** Short problem **
Return all of the data exactly, with nothing left out but the pictures.

____

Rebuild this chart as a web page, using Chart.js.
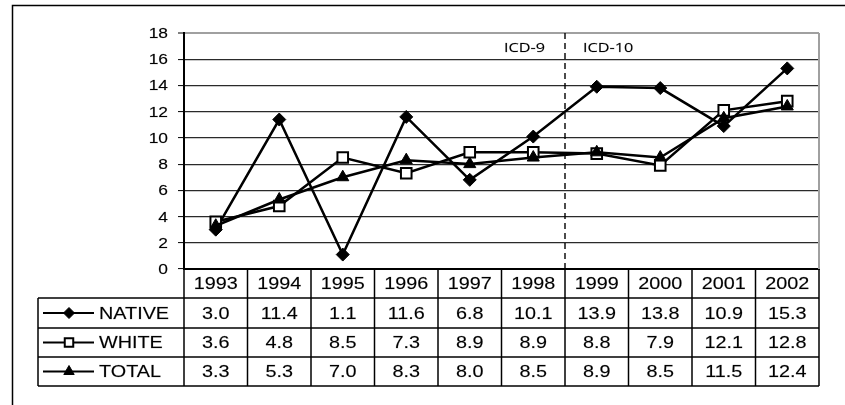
<!DOCTYPE html>
<html>
<head>
<meta charset="utf-8">
<script src="https://cdn.jsdelivr.net/npm/chart.js@4"></script>
<style>
  body { margin: 0; background: #fff; }
  #wrap { width: 845px; height: 405px; }
</style>
</head>
<body>
<div id="wrap"><canvas id="chart" width="845" height="405"></canvas></div>
<script>
const years  = ['1993', '1994', '1995', '1996', '1997', '1998', '1999', '2000', '2001', '2002'];
const native = [3.0, 11.4, 1.1, 11.6, 6.8, 10.1, 13.9, 13.8, 10.9, 15.3];
const white  = [3.6, 4.8, 8.5, 7.3, 8.9, 8.9, 8.8, 7.9, 12.1, 12.8];
const total  = [3.3, 5.3, 7.0, 8.3, 8.0, 8.5, 8.9, 8.5, 11.5, 12.4];
const seriesNames = ['NATIVE', 'WHITE', 'TOTAL'];
const icdLabels = ['ICD-9', 'ICD-10'];   // split between 1998 and 1999
const yMin = 0, yMax = 18, yStep = 2;

const FONT = '"Liberation Sans", Arial, sans-serif';
const STRETCH = 1.2;   // the original text is drawn wide

function wideText(ctx, text, x, y, align, font) {
    ctx.save();
    ctx.translate(x, y);
    ctx.scale(STRETCH, 1);
    ctx.font = font;
    ctx.textAlign = align;
    ctx.textBaseline = 'middle';
    ctx.fillStyle = '#000';
    ctx.strokeStyle = 'rgba(0,0,0,0.35)';
    ctx.lineWidth = 0.4;
    ctx.fillText(text, 0, 0);
    ctx.strokeText(text, 0, 0);
    ctx.restore();
}

function line(ctx, x1, y1, x2, y2) {
    ctx.beginPath();
    ctx.moveTo(x1, y1);
    ctx.lineTo(x2, y2);
    ctx.stroke();
}

// outer frame, plot border, ICD divider, y labels and the data table
const extras = {
    id: 'extras',
    beforeDraw(chart) {
        const ctx = chart.ctx;
        ctx.save();
        ctx.strokeStyle = '#000';
        ctx.lineWidth = 1.5;
        ctx.strokeRect(12.5, 5.5, 900, 500);
        ctx.restore();
    },
    afterDatasetsDraw(chart) {
        const ctx = chart.ctx;
        const area = chart.chartArea;
        const xs = chart.scales.x, ys = chart.scales.y;
        const half = (xs.getPixelForValue(1) - xs.getPixelForValue(0)) / 2;

        ctx.save();
        // gray right border of the plot
        ctx.strokeStyle = '#a0a0a0';
        ctx.lineWidth = 2;
        line(ctx, area.right, area.top, area.right, area.bottom);

        // ICD-9 / ICD-10 divider
        const splitX = Math.round(xs.getPixelForValue(5) + half);
        ctx.strokeStyle = '#000';
        ctx.lineWidth = 1.4;
        ctx.setLineDash([6, 4]);
        line(ctx, splitX, area.top, splitX, area.bottom);
        ctx.setLineDash([]);
        wideText(ctx, icdLabels[0], splitX - 20, area.top + 15, 'right', '13.5px "Open Sans", sans-serif');
        wideText(ctx, icdLabels[1], splitX + 18, area.top + 15, 'left', '13.5px "Open Sans", sans-serif');

        // y tick labels
        ys.ticks.forEach(t => {
            wideText(ctx, String(t.value), area.left - 16, ys.getPixelForValue(t.value) + 1, 'right', '14.5px ' + FONT);
        });

        // table
        const rowTop = [area.bottom, 298, 328, 357, 386];
        const legLeft = 38;
        ctx.strokeStyle = '#000';
        ctx.lineWidth = 1.5;
        for (let r = 1; r < rowTop.length; r++) line(ctx, legLeft, rowTop[r], area.right, rowTop[r]);
        line(ctx, legLeft, rowTop[1], legLeft, rowTop[4]);
        for (let i = 0; i <= years.length; i++) {
            const x = xs.getPixelForValue(0) - half + i * 2 * half;
            line(ctx, x, rowTop[0], x, rowTop[4]);
        }
        const rows = [native, white, total];
        years.forEach((yr, i) => {
            const cx = xs.getPixelForValue(i);
            wideText(ctx, yr, cx, (rowTop[0] + rowTop[1]) / 2 + 1, 'center', '16.5px ' + FONT);
            rows.forEach((vals, r) => {
                wideText(ctx, vals[i].toFixed(1), cx, (rowTop[r + 1] + rowTop[r + 2]) / 2 + 1, 'center', '16.5px ' + FONT);
            });
        });

        // legend cells
        const legStyles = [
            { pointStyle: 'rectRot', radius: 5.5, rotation: 0, borderWidth: 1, fill: '#000' },
            { pointStyle: 'rect', radius: 6, rotation: 0, borderWidth: 2, fill: '#fff' },
            { pointStyle: 'triangle', radius: 6, rotation: 0, borderWidth: 1, fill: '#000' }
        ];
        seriesNames.forEach((name, r) => {
            const cy = (rowTop[r + 1] + rowTop[r + 2]) / 2;
            ctx.strokeStyle = '#000';
            ctx.lineWidth = 2;
            line(ctx, 43, cy, 94, cy);
            ctx.fillStyle = legStyles[r].fill;
            ctx.lineWidth = legStyles[r].borderWidth;
            Chart.helpers.drawPoint(ctx, legStyles[r], 69, cy);
            wideText(ctx, name, 99, cy + 1, 'left', '16.5px ' + FONT);
        });
        ctx.restore();
    }
};

new Chart(document.getElementById('chart'), {
    type: 'line',
    data: {
        labels: years,
        datasets: [
            {
                label: seriesNames[0], data: native, order: 3,
                borderColor: '#000', borderWidth: 2.5, pointStyle: 'rectRot',
                pointRadius: 6.5, pointBackgroundColor: '#000', pointBorderColor: '#000', pointBorderWidth: 1
            },
            {
                label: seriesNames[1], data: white, order: 2,
                borderColor: '#000', borderWidth: 2.5, pointStyle: 'rect',
                pointRadius: 7.5, pointBackgroundColor: '#fff', pointBorderColor: '#000', pointBorderWidth: 2
            },
            {
                label: seriesNames[2], data: total, order: 1,
                borderColor: '#000', borderWidth: 2.5, pointStyle: 'triangle',
                pointRadius: 7, pointBackgroundColor: '#000', pointBorderColor: '#000', pointBorderWidth: 1
            }
        ]
    },
    options: {
        responsive: false,
        animation: false,
        devicePixelRatio: 1,
        layout: { padding: { top: 33, right: 26, left: 0, bottom: 0 } },
        plugins: { legend: { display: false }, tooltip: { enabled: false } },
        scales: {
            x: {
                offset: true,
                ticks: { display: false },
                grid: { display: false },
                border: { display: true, color: '#000', width: 2 },
                afterFit(scale) { scale.height = 136; }
            },
            y: {
                min: yMin, max: yMax,
                ticks: { stepSize: yStep, color: 'rgba(0,0,0,0)', font: { size: 14 } },
                grid: {
                    color: c => c.tick && c.tick.value === yMax ? '#a0a0a0' : '#2a2a2a',
                    lineWidth: c => c.tick && c.tick.value === yMax ? 2 : 1.2,
                    tickColor: '#000', tickLength: 6, tickWidth: 1
                },
                border: { display: true, color: '#000', width: 2 },
                afterFit(scale) { scale.width = 184; }
            }
        }
    },
    plugins: [extras]
});
</script>
</body>
</html>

____

** Response to this task **
Rebuild this chart as a web page, using Chart.js.
<!DOCTYPE html>
<html>
<head>
<meta charset="utf-8">
<script src="https://cdn.jsdelivr.net/npm/chart.js@4"></script>
<style>
  body { margin: 0; background: #fff; }
  #wrap { width: 845px; height: 405px; }
</style>
</head>
<body>
<div id="wrap"><canvas id="chart" width="845" height="405"></canvas></div>
<script>
const years  = ['1993', '1994', '1995', '1996', '1997', '1998', '1999', '2000', '2001', '2002'];
const native = [3.0, 11.4, 1.1, 11.6, 6.8, 10.1, 13.9, 13.8, 10.9, 15.3];
const white  = [3.6, 4.8, 8.5, 7.3, 8.9, 8.9, 8.8, 7.9, 12.1, 12.8];
const total  = [3.3, 5.3, 7.0, 8.3, 8.0, 8.5, 8.9, 8.5, 11.5, 12.4];
const seriesNames = ['NATIVE', 'WHITE', 'TOTAL'];
const icdLabels = ['ICD-9', 'ICD-10'];   // split between 1998 and 1999
const yMin = 0, yMax = 18, yStep = 2;

const FONT = '"Liberation Sans", Arial, sans-serif';
const STRETCH = 1.2;   // the original text is drawn wide

function wideText(ctx, text, x, y, align, font) {
    ctx.save();
    ctx.translate(x, y);
    ctx.scale(STRETCH, 1);
    ctx.font = font;
    ctx.textAlign = align;
    ctx.textBaseline = 'middle';
    ctx.fillStyle = '#000';
    ctx.strokeStyle = 'rgba(0,0,0,0.35)';
    ctx.lineWidth = 0.4;
    ctx.fillText(text, 0, 0);
    ctx.strokeText(text, 0, 0);
    ctx.restore();
}

function line(ctx, x1, y1, x2, y2) {
    ctx.beginPath();
    ctx.moveTo(x1, y1);
    ctx.lineTo(x2, y2);
    ctx.stroke();
}

// outer frame, plot border, ICD divider, y labels and the data table
const extras = {
    id: 'extras',
    beforeDraw(chart) {
        const ctx = chart.ctx;
        ctx.save();
        ctx.strokeStyle = '#000';
        ctx.lineWidth = 1.5;
        ctx.strokeRect(12.5, 5.5, 900, 500);
        ctx.restore();
    },
    afterDatasetsDraw(chart) {
        const ctx = chart.ctx;
        const area = chart.chartArea;
        const xs = chart.scales.x, ys = chart.scales.y;
        const half = (xs.getPixelForValue(1) - xs.getPixelForValue(0)) / 2;

        ctx.save();
        // gray right border of the plot
        ctx.strokeStyle = '#a0a0a0';
        ctx.lineWidth = 2;
        line(ctx, area.right, area.top, area.right, area.bottom);

        // ICD-9 / ICD-10 divider
        const splitX = Math.round(xs.getPixelForValue(5) + half);
        ctx.strokeStyle = '#000';
        ctx.lineWidth = 1.4;
        ctx.setLineDash([6, 4]);
        line(ctx, splitX, area.top, splitX, area.bottom);
        ctx.setLineDash([]);
        wideText(ctx, icdLabels[0], splitX - 20, area.top + 15, 'right', '13.5px "Open Sans", sans-serif');
        wideText(ctx, icdLabels[1], splitX + 18, area.top + 15, 'left', '13.5px "Open Sans", sans-serif');

        // y tick labels
        ys.ticks.forEach(t => {
            wideText(ctx, String(t.value), area.left - 16, ys.getPixelForValue(t.value) + 1, 'right', '14.5px ' + FONT);
        });

        // table
        const rowTop = [area.bottom, 298, 328, 357, 386];
        const legLeft = 38;
        ctx.strokeStyle = '#000';
        ctx.lineWidth = 1.5;
        for (let r = 1; r < rowTop.length; r++) line(ctx, legLeft, rowTop[r], area.right, rowTop[r]);
        line(ctx, legLeft, rowTop[1], legLeft, rowTop[4]);
        for (let i = 0; i <= years.length; i++) {
            const x = xs.getPixelForValue(0) - half + i * 2 * half;
            line(ctx, x, rowTop[0], x, rowTop[4]);
        }
        const rows = [native, white, total];
        years.forEach((yr, i) => {
            const cx = xs.getPixelForValue(i);
            wideText(ctx, yr, cx, (rowTop[0] + rowTop[1]) / 2 + 1, 'center', '16.5px ' + FONT);
            rows.forEach((vals, r) => {
                wideText(ctx, vals[i].toFixed(1), cx, (rowTop[r + 1] + rowTop[r + 2]) / 2 + 1, 'center', '16.5px ' + FONT);
            });
        });

        // legend cells
        const legStyles = [
            { pointStyle: 'rectRot', radius: 5.5, rotation: 0, borderWidth: 1, fill: '#000' },
            { pointStyle: 'rect', radius: 6, rotation: 0, borderWidth: 2, fill: '#fff' },
            { pointStyle: 'triangle', radius: 6, rotation: 0, borderWidth: 1, fill: '#000' }
        ];
        seriesNames.forEach((name, r) => {
            const cy = (rowTop[r + 1] + rowTop[r + 2]) / 2;
            ctx.strokeStyle = '#000';
            ctx.lineWidth = 2;
            line(ctx, 43, cy, 94, cy);
            ctx.fillStyle = legStyles[r].fill;
            ctx.lineWidth = legStyles[r].borderWidth;
            Chart.helpers.drawPoint(ctx, legStyles[r], 69, cy);
            wideText(ctx, name, 99, cy + 1, 'left', '16.5px ' + FONT);
        });
        ctx.restore();
    }
};

new Chart(document.getElementById('chart'), {
    type: 'line',
    data: {
        labels: years,
        datasets: [
            {
                label: seriesNames[0], data: native, order: 3,
                borderColor: '#000', borderWidth: 2.5, pointStyle: 'rectRot',
                pointRadius: 6.5, pointBackgroundColor: '#000', pointBorderColor: '#000', pointBorderWidth: 1
            },
            {
                label: seriesNames[1], data: white, order: 2,
                borderColor: '#000', borderWidth: 2.5, pointStyle: 'rect',
                pointRadius: 7.5, pointBackgroundColor: '#fff', pointBorderColor: '#000', pointBorderWidth: 2
            },
            {
                label: seriesNames[2], data: total, order: 1,
                borderColor: '#000', borderWidth: 2.5, pointStyle: 'triangle',
                pointRadius: 7, pointBackgroundColor: '#000', pointBorderColor: '#000', pointBorderWidth: 1
            }
        ]
    },
    options: {
        responsive: false,
        animation: false,
        devicePixelRatio: 1,
        layout: { padding: { top: 33, right: 26, left: 0, bottom: 0 } },
        plugins: { legend: { display: false }, tooltip: { enabled: false } },
        scales: {
            x: {
                offset: true,
                ticks: { display: false },
                grid: { display: false },
                border: { display: true, color: '#000', width: 2 },
                afterFit(scale) { scale.height = 136; }
            },
            y: {
                min: yMin, max: yMax,
                ticks: { stepSize: yStep, color: 'rgba(0,0,0,0)', font: { size: 14 } },
                grid: {
                    color: c => c.tick && c.tick.value === yMax ? '#a0a0a0' : '#2a2a2a',
                    lineWidth: c => c.tick && c.tick.value === yMax ? 2 : 1.2,
                    tickColor: '#000', tickLength: 6, tickWidth: 1
                },
                border: { display: true, color: '#000', width: 2 },
                afterFit(scale) { scale.width = 184; }
            }
        }
    },
    plugins: [extras]
});
</script>
</body>
</html>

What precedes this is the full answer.